The Secret of Anabelle Veritas is based on Oscar Wilde’s A Picture of Dorian Grey, and is a compelling adaptation of the Gothic tale, in which Anabelle (or Oscar’s Dorian), who has recently inherited a large amount of money, is welcomed into the London social scene of the Eighties. Mesmerised by her breath-taking beauty, popular photographer Spencer Barnes (executed superbly by Mike Spillman), takes a photograph of her. As the result of a curse that Anabelle wishes upon herself, her soul is locked in the photograph via supernatural forces, and while her eternal youth is the envy of her friends, the photograph holds Anabelle’s darkest secret.
The cast of The Secret of Anabelle Veritas was a set of new faces.
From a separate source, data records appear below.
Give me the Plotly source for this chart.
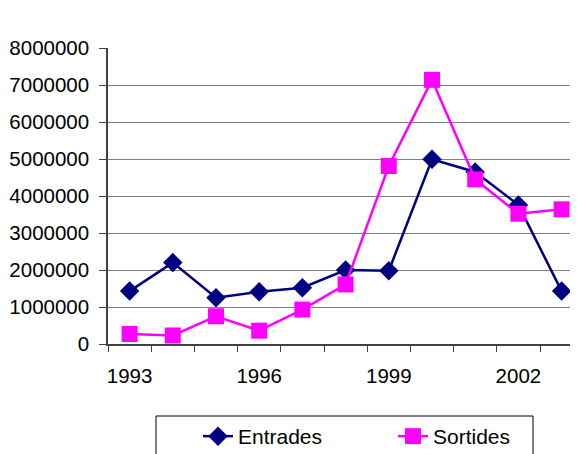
import plotly.graph_objects as go

years = [1993, 1994, 1995, 1996, 1997, 1998, 1999, 2000, 2001, 2002, 2003]
entrades = [1430000, 2200000, 1250000, 1410000, 1520000, 2000000, 1980000, 4990000, 4650000, 3760000, 1430000]
sortides = [270000, 230000, 750000, 360000, 930000, 1610000, 4810000, 7140000, 4450000, 3520000, 3640000]
tick_years = [1993, 1996, 1999, 2002]
y_ticks = [0, 1000000, 2000000, 3000000, 4000000, 5000000, 6000000, 7000000, 8000000]

FONT = "Arial, Liberation Sans, sans-serif"
W, H = 570, 446  # page body has an 8px margin
L, R, T, B = 100, 0, 40, 110
PW, PH = W - L - R, H - T - B

fig = go.Figure()
fig.add_trace(go.Scatter(
    x=years, y=entrades, name="Entrades", mode="lines+markers",
    line=dict(color="#000080", width=2.5),
    marker=dict(symbol="diamond", size=15, color="#000080"),
))
fig.add_trace(go.Scatter(
    x=years, y=sortides, name="Sortides", mode="lines+markers",
    line=dict(color="#FF00FF", width=2.5),
    marker=dict(symbol="square", size=16, color="#FF00FF"),
))

# legend frame (figure pixel coords -> paper coords)
lx0, lx1, ly0, ly1 = 148, 525, 408, 452
fig.add_shape(
    type="rect", xref="paper", yref="paper",
    x0=(lx0 - L) / PW, x1=(lx1 - L) / PW,
    y0=(T + PH - ly0) / PH, y1=(T + PH - ly1) / PH,
    line=dict(color="black", width=1), fillcolor="rgba(0,0,0,0)",
)

fig.update_layout(
    width=W, height=H,
    margin=dict(l=L, r=R, t=T, b=B, autoexpand=False),
    paper_bgcolor="white", plot_bgcolor="white",
    font=dict(family=FONT, size=20, color="black"),
    showlegend=True,
    legend=dict(
        orientation="h", xref="container", yref="container",
        x=148 / W, y=1 - 408 / H, xanchor="left", yanchor="top",
        borderwidth=0, bgcolor="rgba(0,0,0,0)",
        font=dict(family=FONT, size=21), indentation=42,
        entrywidth=108,
    ),
)
fig.update_xaxes(
    range=[1992.5, 1992.5 + PW / 43.2],
    tickvals=tick_years, ticktext=[str(t) for t in tick_years],
    ticks="", showgrid=False, zeroline=False, automargin=False,
    showline=True, linecolor="#404040", linewidth=1.5,
    tickfont=dict(size=20.5), ticklabelstandoff=13,
    minor=dict(tickvals=[1992.5 + i for i in range(12)], ticks="outside",
               ticklen=6, tickcolor="#404040", tickwidth=1, showgrid=False),
)
fig.update_yaxes(
    range=[0, 8000000], tickvals=y_ticks, ticktext=[str(v) for v in y_ticks],
    ticks="outside", ticklen=7, tickcolor="#404040", automargin=False,
    showgrid=True, gridcolor="#808080", gridwidth=1, zeroline=False,
    showline=True, linecolor="#404040", linewidth=1.5,
    tickfont=dict(size=20.5), ticklabelstandoff=6,
)
fig.write_html("out.html")
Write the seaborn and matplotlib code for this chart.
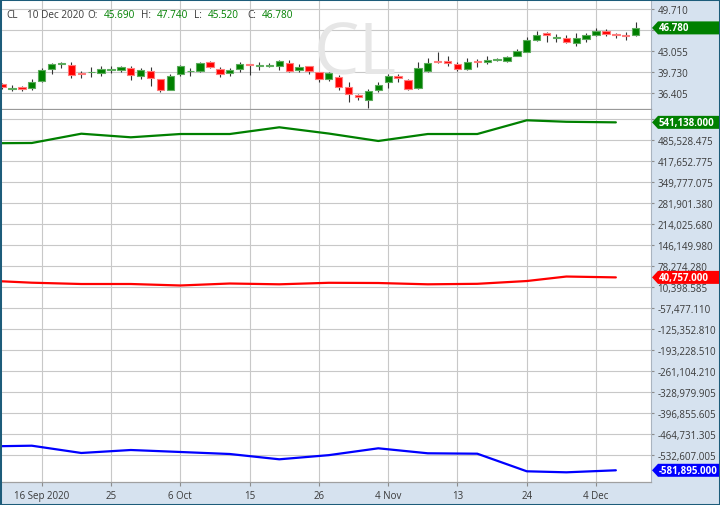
import numpy as np
import pandas as pd
import matplotlib
matplotlib.use("Agg")
import matplotlib.pyplot as plt
import seaborn as sns
from matplotlib.patches import Polygon, Rectangle
from matplotlib.transforms import IdentityTransform

# ------------------------------------------------------------------ data
symbol = "CL"
holidays = ["2020-11-26"]
trade_dates = pd.bdate_range("2020-09-10", "2020-12-10", freq="C", holidays=holidays)

opens = [37.85, 37.00, 37.30, 37.21, 38.28, 40.19, 40.98, 40.87, 39.55, 39.72,
         39.55, 40.05, 40.08, 40.44, 39.07, 39.87, 38.60, 36.94, 39.44, 39.85,
         39.97, 41.30, 40.28, 39.60, 40.19, 41.02, 40.75, 40.78, 40.67, 41.19,
         40.03, 40.67, 39.71, 38.60, 38.92, 37.32, 36.02, 35.30, 36.94, 38.12,
         39.17, 38.44, 37.26, 39.87, 41.55, 41.46, 40.98, 40.19, 41.50, 41.30,
         41.62, 41.56, 42.35, 42.99, 44.85, 45.97, 45.15, 45.12, 44.33, 45.00,
         45.65, 46.28, 45.85, 45.65, 45.69]
highs = [37.95, 37.70, 37.60, 38.64, 40.35, 41.19, 41.40, 41.30, 39.97, 40.55,
         40.67, 40.67, 40.76, 40.76, 40.40, 40.51, 38.62, 39.40, 40.87, 40.35,
         41.40, 41.46, 40.51, 40.35, 41.30, 41.10, 41.30, 41.19, 41.72, 41.67,
         41.03, 40.76, 39.75, 39.80, 39.28, 38.10, 36.26, 37.10, 38.21, 39.44,
         39.44, 38.64, 41.30, 41.94, 42.99, 42.26, 41.30, 42.04, 41.83, 42.35,
         41.95, 42.35, 43.42, 45.28, 46.25, 46.08, 45.80, 45.65, 45.97, 45.97,
         46.72, 46.60, 45.97, 46.17, 47.74]
lows = [37.10, 36.70, 36.80, 36.94, 38.20, 39.39, 40.45, 38.76, 38.85, 39.00,
        39.17, 39.60, 39.71, 38.50, 38.64, 37.58, 36.53, 36.85, 39.07, 39.17,
        39.71, 40.35, 39.00, 39.17, 39.80, 39.28, 40.12, 40.55, 40.12, 39.71,
        39.80, 39.44, 38.21, 38.37, 36.94, 34.93, 35.30, 34.00, 36.53, 37.16,
        38.21, 36.94, 37.10, 39.71, 41.20, 40.76, 39.97, 40.12, 40.50, 41.03,
        41.45, 41.30, 42.26, 42.90, 44.70, 44.49, 44.49, 44.38, 43.95, 44.58,
        45.54, 45.54, 45.12, 44.90, 45.52]
closes = [37.32, 37.28, 37.12, 38.21, 40.12, 40.98, 41.12, 39.28, 39.44, 39.82,
          40.28, 40.22, 40.50, 39.28, 40.12, 38.76, 36.94, 39.17, 40.67, 39.97,
          41.14, 40.55, 39.44, 40.12, 40.98, 40.90, 40.85, 40.88, 41.46, 39.92,
          40.60, 39.87, 38.60, 39.55, 37.32, 36.26, 35.78, 36.78, 37.69, 39.07,
          38.76, 37.05, 40.35, 41.19, 41.40, 41.15, 40.19, 41.30, 41.36, 41.72,
          41.75, 42.10, 43.06, 44.90, 45.70, 45.70, 45.35, 44.49, 45.22, 45.65,
          46.24, 45.81, 45.65, 45.50, 46.78]

cot_dates = ["2020-09-08", "2020-09-15", "2020-09-22", "2020-09-29", "2020-10-06",
             "2020-10-13", "2020-10-20", "2020-10-27", "2020-11-03", "2020-11-10",
             "2020-11-17", "2020-11-24", "2020-12-01", "2020-12-08"]
large_specs = [473500, 474500, 504500, 492900, 503500, 503500, 525200, 505000,
               481000, 503500, 503500, 547800, 543000, 541138]
small_traders = [31000, 23600, 19400, 19400, 14600, 21000, 18400, 23300,
                 22600, 18400, 20000, 29000, 43500, 40757]
commercials = [-505000, -502500, -526000, -516400, -522800, -529300, -546400, -533000,
               -510900, -527000, -528300, -585100, -588400, -581895]

price_ticks = [49.710, 46.385, 43.055, 39.730, 36.405]
price_tick_labels = ["49.710", "", "43.055", "39.730", "36.405"]  # 46.385 sits under the price tag
cot_ticks = [553404.175, 485528.475, 417652.775, 349777.075, 281901.380, 214025.680,
             146149.980, 78274.280, 10398.585, -57477.110, -125352.810, -193228.510,
             -261104.210, -328979.905, -396855.605, -464731.305, -532607.005]
date_ticks = ["2020-09-16", "2020-09-25", "2020-10-06", "2020-10-15", "2020-10-26",
              "2020-11-04", "2020-11-13", "2020-11-24", "2020-12-04"]
date_tick_labels = ["16 Sep 2020", "25", "6 Oct", "15", "26", "4 Nov", "13", "24", "4 Dec"]

# ------------------------------------------------------------------ style
GREEN, RED, BLUE = "#008000", "#ff0000", "#0000ff"
GREEN_EDGE, RED_EDGE = "#5cab5c", "#ff7a7a"
AXIS_BG = "#d6e2ef"
GRID = "#c8c8c8"
TXT = "#3a3a3a"

sns.set_theme(style="white")
plt.rcParams["font.family"] = ["Open Sans", "DejaVu Sans"]

W, H = 720, 506
fig = plt.figure(figsize=(W / 100, H / 100), dpi=100)
fig.patch.set_facecolor("white")


def fx(px):
    return px / W


def fy(py):  # py measured from the top
    return 1 - py / H


plot_l, plot_r = 2, 651
top_t, top_b = 1, 110
bot_t, bot_b = 111, 483

fig.add_artist(Rectangle((fx(plot_r), 0), 1 - fx(plot_r), 1, transform=fig.transFigure,
                         facecolor=AXIS_BG, edgecolor="none", zorder=-2))
fig.add_artist(Rectangle((0, 0), 1, fy(bot_b), transform=fig.transFigure,
                         facecolor=AXIS_BG, edgecolor="none", zorder=-2))

ax1 = fig.add_axes([fx(plot_l), fy(top_b), fx(plot_r) - fx(plot_l), (top_b - top_t) / H])
ax2 = fig.add_axes([fx(plot_l), fy(bot_b), fx(plot_r) - fx(plot_l), (bot_b - bot_t) / H])

first = trade_dates[0].strftime("%Y-%m-%d")
xpos = np.busday_count(first, [d.strftime("%Y-%m-%d") for d in trade_dates], holidays=holidays)
cot_x = np.busday_count(first, cot_dates, holidays=holidays)
tick_x = np.busday_count(first, date_ticks, holidays=holidays)

# ------------------------------------------------------------------ candles
o, hi, lo, c = map(np.asarray, (opens, highs, lows, closes))
up = c >= o
body_col = np.where(up, GREEN, RED)
edge_col = np.where(up, GREEN_EDGE, RED_EDGE)
ax1.vlines(xpos, lo, hi, color="#333333", lw=0.8, zorder=2)
body_h = np.maximum(np.abs(c - o), 0.12)
body_b = np.minimum(o, c) - (body_h - np.abs(c - o)) / 2
ax1.bar(xpos, body_h, bottom=body_b, width=0.74, color=body_col, edgecolor=edge_col,
        linewidth=0.8, zorder=3)

ax1.text((355 - plot_l) / (plot_r - plot_l), 0.50, symbol, transform=ax1.transAxes,
         fontsize=52, color="#e6e6e6", ha="center", va="center", zorder=1)

# ------------------------------------------------------------------ COT lines
cot_df = pd.DataFrame({
    "x": np.concatenate([cot_x, cot_x, cot_x]),
    "value": large_specs + small_traders + commercials,
    "series": ["Large Speculators"] * len(cot_x) + ["Small Traders"] * len(cot_x)
              + ["Commercials"] * len(cot_x),
})
sns.lineplot(data=cot_df, x="x", y="value", hue="series", estimator=None, sort=False,
             palette={"Large Speculators": GREEN, "Small Traders": RED, "Commercials": BLUE},
             linewidth=1.6, legend=False, ax=ax2, zorder=3)

# ------------------------------------------------------------------ axes
xlim = (-0.01, 65.55)
for ax in (ax1, ax2):
    ax.set_facecolor("white")
    ax.set_xlim(*xlim)
    ax.set_xticks(tick_x)
    ax.yaxis.tick_right()
    ax.grid(True, color=GRID, lw=0.8)
    ax.set_axisbelow(True)
    ax.set_xlabel("")
    ax.set_ylabel("")
    for s in ("left", "top"):
        ax.spines[s].set_visible(False)
    ax.spines["right"].set_color("#aab4c0")
    ax.spines["right"].set_linewidth(0.8)
    ax.spines["bottom"].set_color("#a0a0a0")
    ax.spines["bottom"].set_linewidth(0.9)
    ax.tick_params(axis="y", which="both", right=True, left=False, direction="out",
                   length=2.5, width=0.8, color="#8c8c8c", pad=2, labelsize=7,
                   labelcolor=TXT)

ax1.set_ylim(33.87, 51.22)
ax1.set_yticks(price_ticks)
ax1.set_yticklabels(price_tick_labels)
ax1.tick_params(axis="x", length=0, labelbottom=False)
ax1.spines["bottom"].set_color("#999999")

ax2.set_ylim(-619663, 581004)
ax2.set_yticks(cot_ticks)
ax2.set_yticklabels([f"{v:,.3f}" for v in cot_ticks])
ax2.set_xticklabels(date_tick_labels)
ax2.tick_params(axis="x", bottom=True, direction="out", length=3, width=0.8,
                color="#8c8c8c", pad=3, labelsize=7, labelcolor=TXT)
# the top tick label is mostly covered by the value tag in the reference
ax2.get_yticklabels()[0].set_clip_on(False)


# ------------------------------------------------------------------ value tags
def value_tag(ax, value, text, color):
    ypix = ax.transData.transform((0, value))[1]
    tip = plot_r + 1
    hh = 6.5
    pts = [[tip, ypix], [tip + 6, ypix + hh], [W, ypix + hh], [W, ypix - hh], [tip + 6, ypix - hh]]
    fig.add_artist(Polygon(pts, closed=True, transform=IdentityTransform(),
                           facecolor=color, edgecolor="none", zorder=5))
    fig.text((tip + 7) / W, ypix / H, text, color="white", fontsize=7, fontweight="bold",
             ha="left", va="center", zorder=6)


value_tag(ax1, closes[-1], f"{closes[-1]:.3f}", GREEN)
value_tag(ax2, large_specs[-1], f"{large_specs[-1]:,.3f}", GREEN)
value_tag(ax2, small_traders[-1], f"{small_traders[-1]:,.3f}", RED)
value_tag(ax2, commercials[-1], f"{commercials[-1]:,.3f}", BLUE)

# ------------------------------------------------------------------ header
last_date = trade_dates[-1].strftime("%-d %b %Y")
header = [(6, symbol, TXT), (27, last_date, TXT),
          (87, "O:", TXT), (104, f"{opens[-1]:.3f}", GREEN),
          (141, "H:", TXT), (157, f"{highs[-1]:.3f}", GREEN),
          (194, "L:", TXT), (208, f"{lows[-1]:.3f}", GREEN),
          (247, "C:", TXT), (262, f"{closes[-1]:.3f}", GREEN)]
for px, txt, col in header:
    fig.text(fx(px), fy(15), txt, color=col, fontsize=7.2, ha="left", va="center", zorder=6)

# frame
fig.add_artist(Rectangle((0, 0), 1, 1, transform=fig.transFigure, facecolor="none",
                         edgecolor="#1d5c7a", lw=2.2, zorder=10))

fig.savefig("out.png", dpi=100)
After the somewhat school play-like acting in Wickham’s previous play, I was anxious to see some new performers and to be 'wowed', in his darker, more nitty-gritty play. Alas, it’s easy to forget that Wickham faces the challenge of nurturing many young students who are either new to acting, or are not actors by nature. But, I have to say, there were some basics that frustrated me, such as actors not speaking clearly and audibly, and the irritating lack of understanding that being angry doesn’t necessarily mean you have to scream and shout out your lines. Less is more.
The principal actress, Rebecca Milner, single-handedly held the play together. Not only did she annunciate well; she was sharp, witty, and subtle. The way in which she transformed her character, Anabelle Veritas, from innocence into her life of debauchery and wickedness, was utterly convincing.
The play explores the moral difference between right and wrong, as the audience is witness to the dark forces that pervert youth and innocence. However, on the ‘wrong’ side of the spectrum, it all got a little bit too disturbing for my liking. Anabelle and her dodgy new friends end up in a taboo bar somewhere in London. It’s hard to imagine the scene, but there were red lights, a trio in black mesh costumes and golden masks dancing at the back of the stage, and a half-naked boy pouring ice over himself (who later ends up engaged to Anabelle). It was all very odd. Then there was suicide, murder, fistfights and cat fights; it was edgy. Even some of the script had me on the edge of my seat. Some of it was a little unnecessarily politically incorrect.
There’s no doubt that Wickham’s drama school is developing, and quickly at that. He’s ambitious, and a lot can be said for the amount this guy has on his plate. He’s not just writing, but he’s directing and producing. After three months of hard work, there are a few things which need polishing, but I suppose Wickham pulled it off once again. There’s one thing which still has me puzzled. How did he master the ageing of the photograph, which is revealed to us at the finale?